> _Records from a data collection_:
:::
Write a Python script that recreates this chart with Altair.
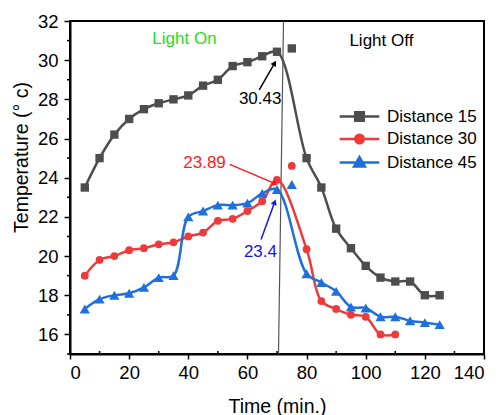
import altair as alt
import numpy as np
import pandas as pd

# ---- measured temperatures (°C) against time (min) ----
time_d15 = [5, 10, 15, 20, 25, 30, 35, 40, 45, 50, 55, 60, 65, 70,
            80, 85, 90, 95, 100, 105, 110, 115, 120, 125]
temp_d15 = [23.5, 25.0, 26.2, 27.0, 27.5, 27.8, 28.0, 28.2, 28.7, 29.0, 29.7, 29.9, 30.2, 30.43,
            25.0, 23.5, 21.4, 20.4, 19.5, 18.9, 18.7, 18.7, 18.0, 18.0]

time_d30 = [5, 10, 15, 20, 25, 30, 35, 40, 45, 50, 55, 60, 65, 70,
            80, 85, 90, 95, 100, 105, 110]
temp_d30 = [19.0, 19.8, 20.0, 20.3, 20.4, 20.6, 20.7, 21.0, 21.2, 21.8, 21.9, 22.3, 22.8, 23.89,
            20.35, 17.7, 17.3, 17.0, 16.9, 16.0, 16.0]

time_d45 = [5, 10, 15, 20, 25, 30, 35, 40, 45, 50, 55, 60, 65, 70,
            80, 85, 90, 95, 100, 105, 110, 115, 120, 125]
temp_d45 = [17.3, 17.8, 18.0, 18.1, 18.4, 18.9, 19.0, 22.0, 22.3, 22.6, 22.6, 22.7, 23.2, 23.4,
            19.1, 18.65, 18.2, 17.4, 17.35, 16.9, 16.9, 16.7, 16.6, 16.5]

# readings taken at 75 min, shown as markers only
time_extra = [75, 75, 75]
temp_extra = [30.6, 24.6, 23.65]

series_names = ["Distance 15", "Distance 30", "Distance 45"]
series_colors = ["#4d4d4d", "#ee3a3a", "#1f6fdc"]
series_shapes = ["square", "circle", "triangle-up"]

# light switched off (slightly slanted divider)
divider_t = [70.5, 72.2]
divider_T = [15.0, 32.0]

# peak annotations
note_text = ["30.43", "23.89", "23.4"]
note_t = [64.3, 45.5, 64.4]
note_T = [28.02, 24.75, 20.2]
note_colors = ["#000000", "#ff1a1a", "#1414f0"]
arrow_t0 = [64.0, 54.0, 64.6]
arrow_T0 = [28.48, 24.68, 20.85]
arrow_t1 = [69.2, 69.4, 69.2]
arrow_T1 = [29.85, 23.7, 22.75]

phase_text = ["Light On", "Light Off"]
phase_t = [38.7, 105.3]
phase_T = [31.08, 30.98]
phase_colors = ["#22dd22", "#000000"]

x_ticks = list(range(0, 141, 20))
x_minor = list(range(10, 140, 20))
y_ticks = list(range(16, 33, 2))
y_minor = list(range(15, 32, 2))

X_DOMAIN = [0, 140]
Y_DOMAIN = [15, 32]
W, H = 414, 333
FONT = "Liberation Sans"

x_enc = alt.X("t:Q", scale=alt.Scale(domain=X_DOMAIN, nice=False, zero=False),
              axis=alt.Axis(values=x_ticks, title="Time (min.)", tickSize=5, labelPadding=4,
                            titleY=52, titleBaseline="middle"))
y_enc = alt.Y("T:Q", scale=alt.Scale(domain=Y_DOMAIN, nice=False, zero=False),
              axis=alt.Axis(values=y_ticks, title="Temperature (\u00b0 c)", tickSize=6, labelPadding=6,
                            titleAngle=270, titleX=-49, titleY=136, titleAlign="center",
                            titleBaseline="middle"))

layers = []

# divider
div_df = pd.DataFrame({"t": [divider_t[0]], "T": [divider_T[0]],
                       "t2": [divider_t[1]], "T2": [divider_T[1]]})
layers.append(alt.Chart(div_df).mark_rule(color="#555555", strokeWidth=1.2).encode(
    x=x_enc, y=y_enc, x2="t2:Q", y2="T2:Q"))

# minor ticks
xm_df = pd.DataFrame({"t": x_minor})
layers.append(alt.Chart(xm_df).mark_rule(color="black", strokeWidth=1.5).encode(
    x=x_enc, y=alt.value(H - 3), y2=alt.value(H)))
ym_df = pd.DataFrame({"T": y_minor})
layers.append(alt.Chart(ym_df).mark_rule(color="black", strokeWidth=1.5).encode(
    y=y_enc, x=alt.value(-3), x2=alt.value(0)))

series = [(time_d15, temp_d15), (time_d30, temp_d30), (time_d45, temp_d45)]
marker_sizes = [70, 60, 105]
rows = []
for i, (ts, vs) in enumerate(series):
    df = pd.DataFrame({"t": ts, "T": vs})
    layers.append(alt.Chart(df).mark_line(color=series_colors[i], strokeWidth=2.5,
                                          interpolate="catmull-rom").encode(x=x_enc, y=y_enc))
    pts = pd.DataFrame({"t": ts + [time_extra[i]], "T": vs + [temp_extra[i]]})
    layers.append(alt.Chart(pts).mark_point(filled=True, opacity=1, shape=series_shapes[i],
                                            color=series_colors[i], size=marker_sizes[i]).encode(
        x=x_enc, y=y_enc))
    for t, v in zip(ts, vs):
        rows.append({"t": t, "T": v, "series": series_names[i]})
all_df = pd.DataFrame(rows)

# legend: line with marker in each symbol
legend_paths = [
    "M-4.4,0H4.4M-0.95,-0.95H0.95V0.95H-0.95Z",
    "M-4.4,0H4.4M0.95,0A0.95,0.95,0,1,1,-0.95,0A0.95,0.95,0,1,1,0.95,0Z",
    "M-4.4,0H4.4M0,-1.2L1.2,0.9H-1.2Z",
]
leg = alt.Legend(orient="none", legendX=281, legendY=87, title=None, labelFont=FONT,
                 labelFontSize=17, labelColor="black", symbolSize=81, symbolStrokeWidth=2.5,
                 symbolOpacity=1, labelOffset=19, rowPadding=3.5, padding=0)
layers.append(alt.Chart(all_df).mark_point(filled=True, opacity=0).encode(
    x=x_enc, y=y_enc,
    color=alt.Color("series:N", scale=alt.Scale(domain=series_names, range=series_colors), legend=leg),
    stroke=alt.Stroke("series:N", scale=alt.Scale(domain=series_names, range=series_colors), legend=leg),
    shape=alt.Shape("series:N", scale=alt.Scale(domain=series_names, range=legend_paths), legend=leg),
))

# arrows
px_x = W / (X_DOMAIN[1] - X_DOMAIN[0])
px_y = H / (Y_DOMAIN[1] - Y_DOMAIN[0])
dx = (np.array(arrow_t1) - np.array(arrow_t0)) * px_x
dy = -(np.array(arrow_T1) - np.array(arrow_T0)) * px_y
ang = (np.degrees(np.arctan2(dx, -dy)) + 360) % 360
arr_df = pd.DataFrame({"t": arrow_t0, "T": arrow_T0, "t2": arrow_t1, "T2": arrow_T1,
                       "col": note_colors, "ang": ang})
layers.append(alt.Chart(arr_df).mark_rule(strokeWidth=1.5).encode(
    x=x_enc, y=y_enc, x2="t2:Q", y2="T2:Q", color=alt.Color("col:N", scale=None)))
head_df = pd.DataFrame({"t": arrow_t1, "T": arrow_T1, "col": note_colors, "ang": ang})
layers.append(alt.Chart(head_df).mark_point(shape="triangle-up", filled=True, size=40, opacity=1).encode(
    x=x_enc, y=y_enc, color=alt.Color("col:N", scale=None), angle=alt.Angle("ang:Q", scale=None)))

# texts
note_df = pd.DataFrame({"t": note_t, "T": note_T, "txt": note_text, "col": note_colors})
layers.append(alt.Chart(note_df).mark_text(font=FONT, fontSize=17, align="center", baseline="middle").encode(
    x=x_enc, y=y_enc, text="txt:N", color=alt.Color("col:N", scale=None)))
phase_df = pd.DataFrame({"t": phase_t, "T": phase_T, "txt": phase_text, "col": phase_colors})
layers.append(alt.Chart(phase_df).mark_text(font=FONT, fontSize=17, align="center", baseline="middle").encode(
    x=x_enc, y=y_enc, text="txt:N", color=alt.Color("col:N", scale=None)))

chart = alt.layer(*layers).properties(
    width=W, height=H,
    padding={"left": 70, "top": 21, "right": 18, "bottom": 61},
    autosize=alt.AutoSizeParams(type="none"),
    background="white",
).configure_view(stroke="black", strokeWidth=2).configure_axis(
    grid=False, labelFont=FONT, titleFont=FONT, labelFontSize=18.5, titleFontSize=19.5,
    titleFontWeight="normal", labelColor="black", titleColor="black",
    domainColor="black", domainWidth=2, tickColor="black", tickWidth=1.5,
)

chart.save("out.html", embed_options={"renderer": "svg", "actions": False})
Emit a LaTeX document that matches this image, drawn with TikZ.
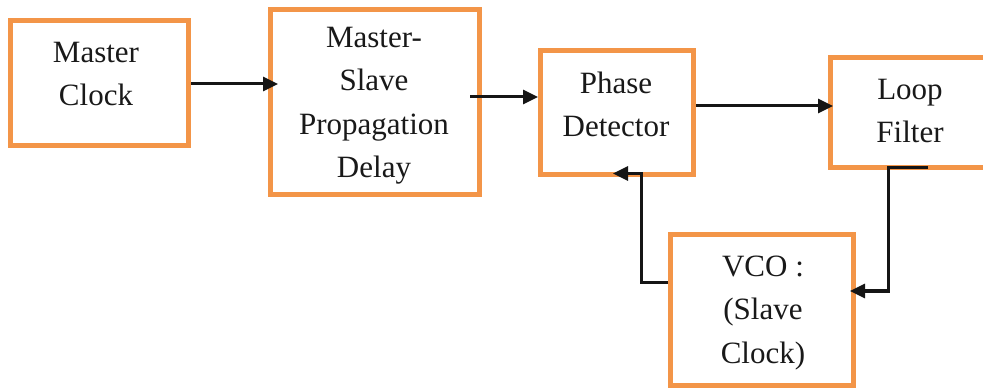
:::
> _TASK REQUIREMENTS_:
Set the lines above down again, word for word, from the first through the one containing "import pandas as pd"; pictures excluded.

> _OUTPUT_:
Write a Python script that recreates this chart with Altair.
import altair as alt
import numpy as np
import pandas as pd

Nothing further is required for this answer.